Detection of entangled states supported by reinforcement learning

TL;DR

This paper demonstrates a reinforcement learning approach to nonlinear readout of entangled states in a spin-1 atomic condensate, achieving quantum-enhanced measurement precision beyond classical limits.

Contribution

It introduces a novel RL-based method to manipulate spin dynamics for entangled state readout, bypassing the need for full system control.

Findings

Achieved 6.97 dB metrological gain beyond classical limit

Successfully used RL to amplify phase perturbations in spin-1 condensates

Demonstrated practical quantum enhancement in atomic metrology

Abstract

Discrimination of entangled states is an important element of quantum enhanced metrology. This typically requires low-noise detection technology. Such a challenge can be circumvented by introducing nonlinear readout process. Traditionally, this is realized by reversing the very dynamics that generates the entangled state, which requires a full control over the system evolution. In this work, we present nonlinear readout of highly entangled states by employing reinforcement learning (RL) to manipulate the spin-mixing dynamics in a spin-1 atomic condensate.
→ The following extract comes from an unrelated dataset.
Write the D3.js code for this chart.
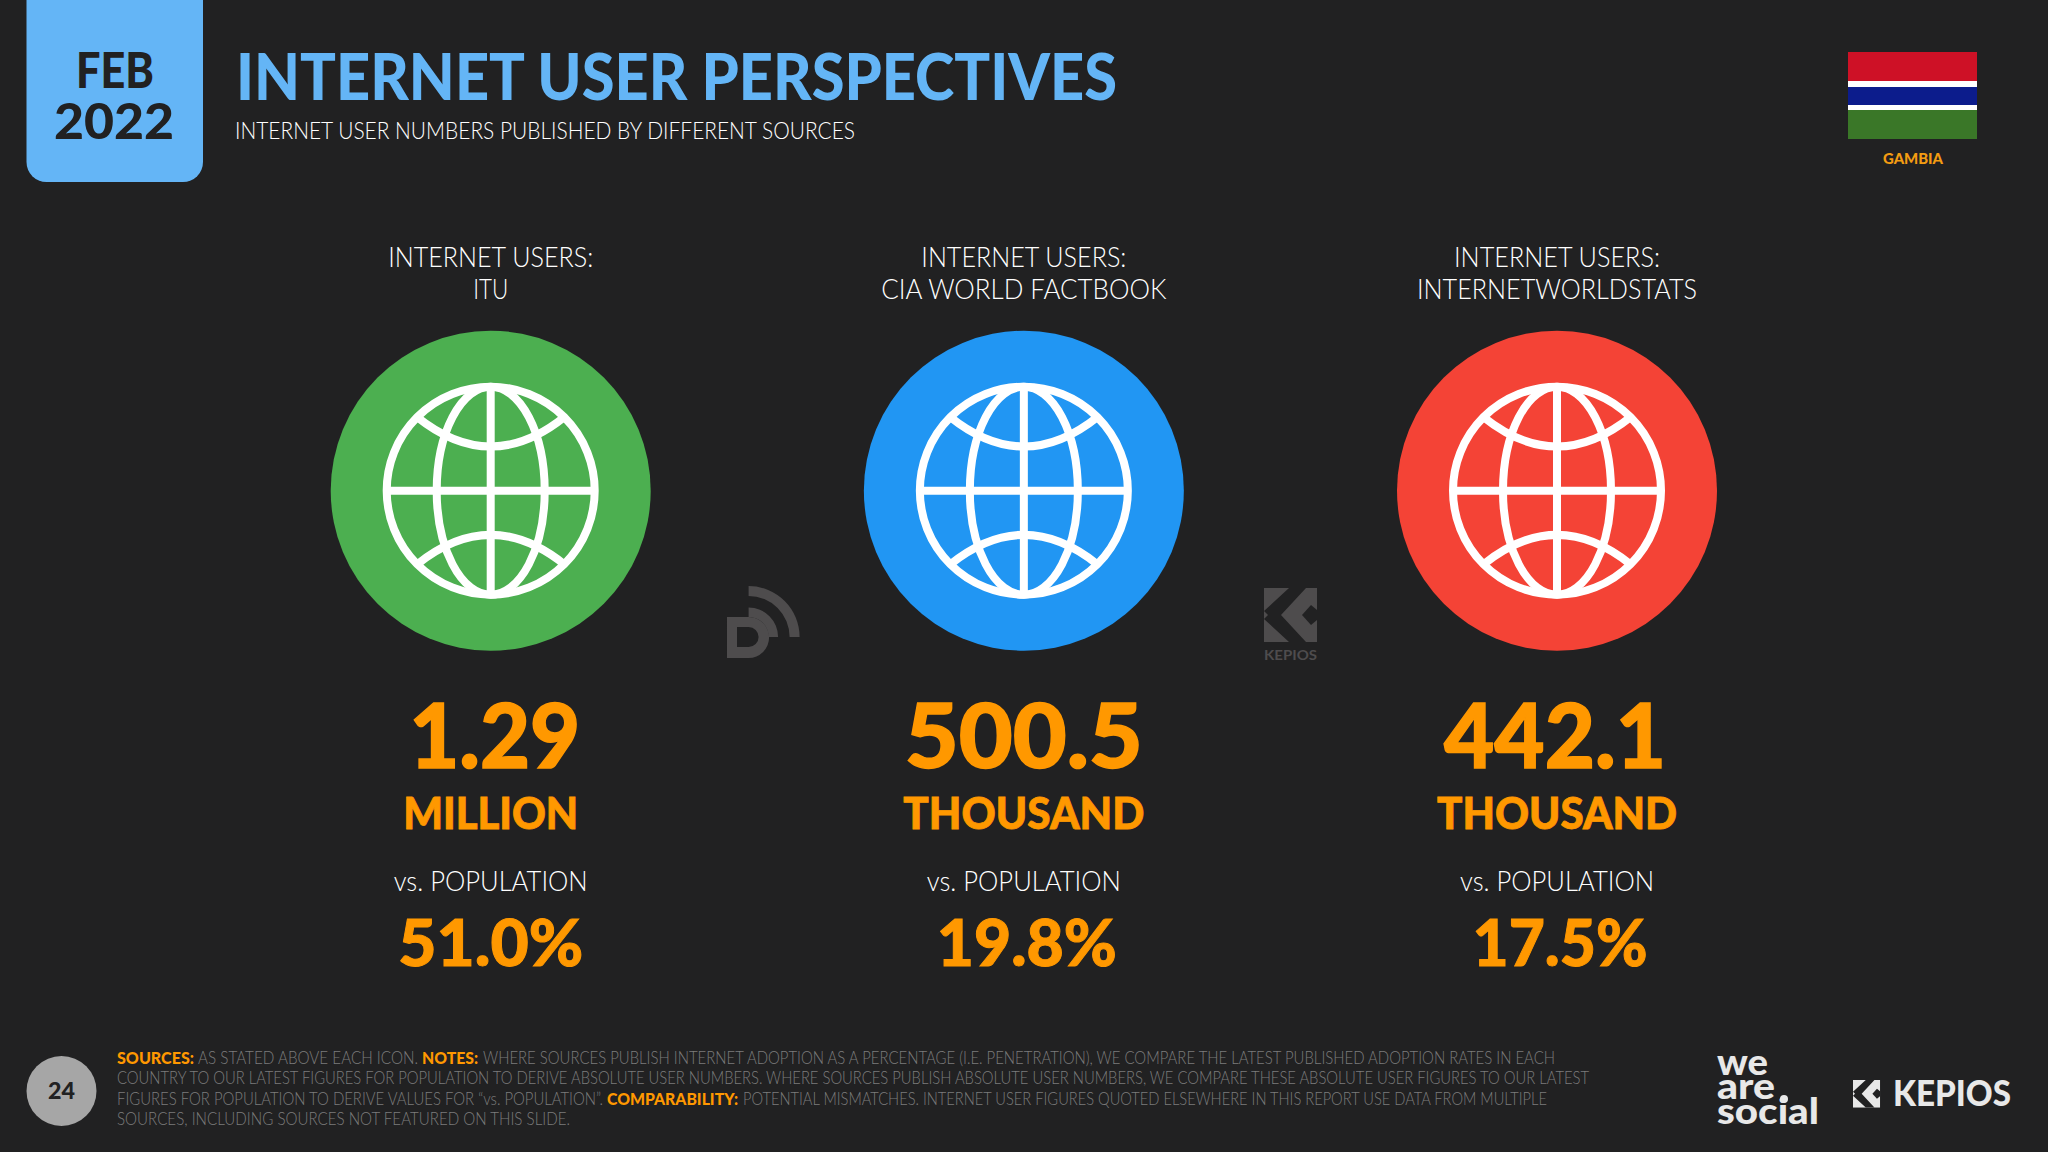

The RL found results in driving the system towards an unstable fixed point, whereby the (to be sensed) phase perturbation is amplified by the subsequent spin-mixing dynamics. Working with a condensate of 10900 {87}^Rb atoms, we achieve a metrological gain of 6.97 dB beyond the classical precision limit. Our work would open up new possibilities in unlocking the full potential of entanglement caused quantum enhancement in experiments.